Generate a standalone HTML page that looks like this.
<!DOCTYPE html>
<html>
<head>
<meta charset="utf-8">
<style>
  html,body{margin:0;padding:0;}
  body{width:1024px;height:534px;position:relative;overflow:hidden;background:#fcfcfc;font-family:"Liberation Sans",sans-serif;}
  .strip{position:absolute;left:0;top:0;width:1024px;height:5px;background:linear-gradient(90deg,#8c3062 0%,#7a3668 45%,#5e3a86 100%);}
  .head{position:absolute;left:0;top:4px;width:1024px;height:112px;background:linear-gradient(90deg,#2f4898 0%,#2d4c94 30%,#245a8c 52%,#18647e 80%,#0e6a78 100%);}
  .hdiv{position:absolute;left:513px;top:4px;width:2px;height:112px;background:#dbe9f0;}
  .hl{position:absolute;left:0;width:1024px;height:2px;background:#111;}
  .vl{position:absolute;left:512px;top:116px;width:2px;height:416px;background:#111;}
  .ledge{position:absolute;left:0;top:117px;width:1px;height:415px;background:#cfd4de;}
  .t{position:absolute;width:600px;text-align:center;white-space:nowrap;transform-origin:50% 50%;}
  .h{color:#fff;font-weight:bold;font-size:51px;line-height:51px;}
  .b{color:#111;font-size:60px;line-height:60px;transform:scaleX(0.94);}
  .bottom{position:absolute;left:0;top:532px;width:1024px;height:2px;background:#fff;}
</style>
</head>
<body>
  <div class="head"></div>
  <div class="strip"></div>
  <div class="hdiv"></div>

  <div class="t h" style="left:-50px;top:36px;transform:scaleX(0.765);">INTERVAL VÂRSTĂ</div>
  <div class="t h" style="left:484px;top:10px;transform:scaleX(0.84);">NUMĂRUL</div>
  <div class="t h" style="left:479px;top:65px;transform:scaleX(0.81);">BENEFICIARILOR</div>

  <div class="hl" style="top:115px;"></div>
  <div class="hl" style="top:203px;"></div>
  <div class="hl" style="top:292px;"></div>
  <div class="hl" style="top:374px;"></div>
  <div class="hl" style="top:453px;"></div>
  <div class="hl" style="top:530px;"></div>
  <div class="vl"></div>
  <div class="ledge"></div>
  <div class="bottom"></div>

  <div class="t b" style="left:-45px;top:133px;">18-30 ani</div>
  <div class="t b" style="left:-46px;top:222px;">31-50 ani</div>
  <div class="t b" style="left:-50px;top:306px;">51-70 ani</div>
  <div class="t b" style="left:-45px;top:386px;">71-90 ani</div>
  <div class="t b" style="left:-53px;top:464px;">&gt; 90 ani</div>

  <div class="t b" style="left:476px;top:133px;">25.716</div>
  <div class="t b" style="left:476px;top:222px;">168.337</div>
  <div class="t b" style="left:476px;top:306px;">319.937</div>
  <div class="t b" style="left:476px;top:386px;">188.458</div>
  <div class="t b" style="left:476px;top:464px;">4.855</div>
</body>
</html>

■ WHAT YOU NEED TO DO ■
Write the listing out again, exactly as it reads.

■ TASK RESPONSE ■
Generate a standalone HTML page that looks like this.
<!DOCTYPE html>
<html>
<head>
<meta charset="utf-8">
<style>
  html,body{margin:0;padding:0;}
  body{width:1024px;height:534px;position:relative;overflow:hidden;background:#fcfcfc;font-family:"Liberation Sans",sans-serif;}
  .strip{position:absolute;left:0;top:0;width:1024px;height:5px;background:linear-gradient(90deg,#8c3062 0%,#7a3668 45%,#5e3a86 100%);}
  .head{position:absolute;left:0;top:4px;width:1024px;height:112px;background:linear-gradient(90deg,#2f4898 0%,#2d4c94 30%,#245a8c 52%,#18647e 80%,#0e6a78 100%);}
  .hdiv{position:absolute;left:513px;top:4px;width:2px;height:112px;background:#dbe9f0;}
  .hl{position:absolute;left:0;width:1024px;height:2px;background:#111;}
  .vl{position:absolute;left:512px;top:116px;width:2px;height:416px;background:#111;}
  .ledge{position:absolute;left:0;top:117px;width:1px;height:415px;background:#cfd4de;}
  .t{position:absolute;width:600px;text-align:center;white-space:nowrap;transform-origin:50% 50%;}
  .h{color:#fff;font-weight:bold;font-size:51px;line-height:51px;}
  .b{color:#111;font-size:60px;line-height:60px;transform:scaleX(0.94);}
  .bottom{position:absolute;left:0;top:532px;width:1024px;height:2px;background:#fff;}
</style>
</head>
<body>
  <div class="head"></div>
  <div class="strip"></div>
  <div class="hdiv"></div>

  <div class="t h" style="left:-50px;top:36px;transform:scaleX(0.765);">INTERVAL VÂRSTĂ</div>
  <div class="t h" style="left:484px;top:10px;transform:scaleX(0.84);">NUMĂRUL</div>
  <div class="t h" style="left:479px;top:65px;transform:scaleX(0.81);">BENEFICIARILOR</div>

  <div class="hl" style="top:115px;"></div>
  <div class="hl" style="top:203px;"></div>
  <div class="hl" style="top:292px;"></div>
  <div class="hl" style="top:374px;"></div>
  <div class="hl" style="top:453px;"></div>
  <div class="hl" style="top:530px;"></div>
  <div class="vl"></div>
  <div class="ledge"></div>
  <div class="bottom"></div>

  <div class="t b" style="left:-45px;top:133px;">18-30 ani</div>
  <div class="t b" style="left:-46px;top:222px;">31-50 ani</div>
  <div class="t b" style="left:-50px;top:306px;">51-70 ani</div>
  <div class="t b" style="left:-45px;top:386px;">71-90 ani</div>
  <div class="t b" style="left:-53px;top:464px;">&gt; 90 ani</div>

  <div class="t b" style="left:476px;top:133px;">25.716</div>
  <div class="t b" style="left:476px;top:222px;">168.337</div>
  <div class="t b" style="left:476px;top:306px;">319.937</div>
  <div class="t b" style="left:476px;top:386px;">188.458</div>
  <div class="t b" style="left:476px;top:464px;">4.855</div>
</body>
</html>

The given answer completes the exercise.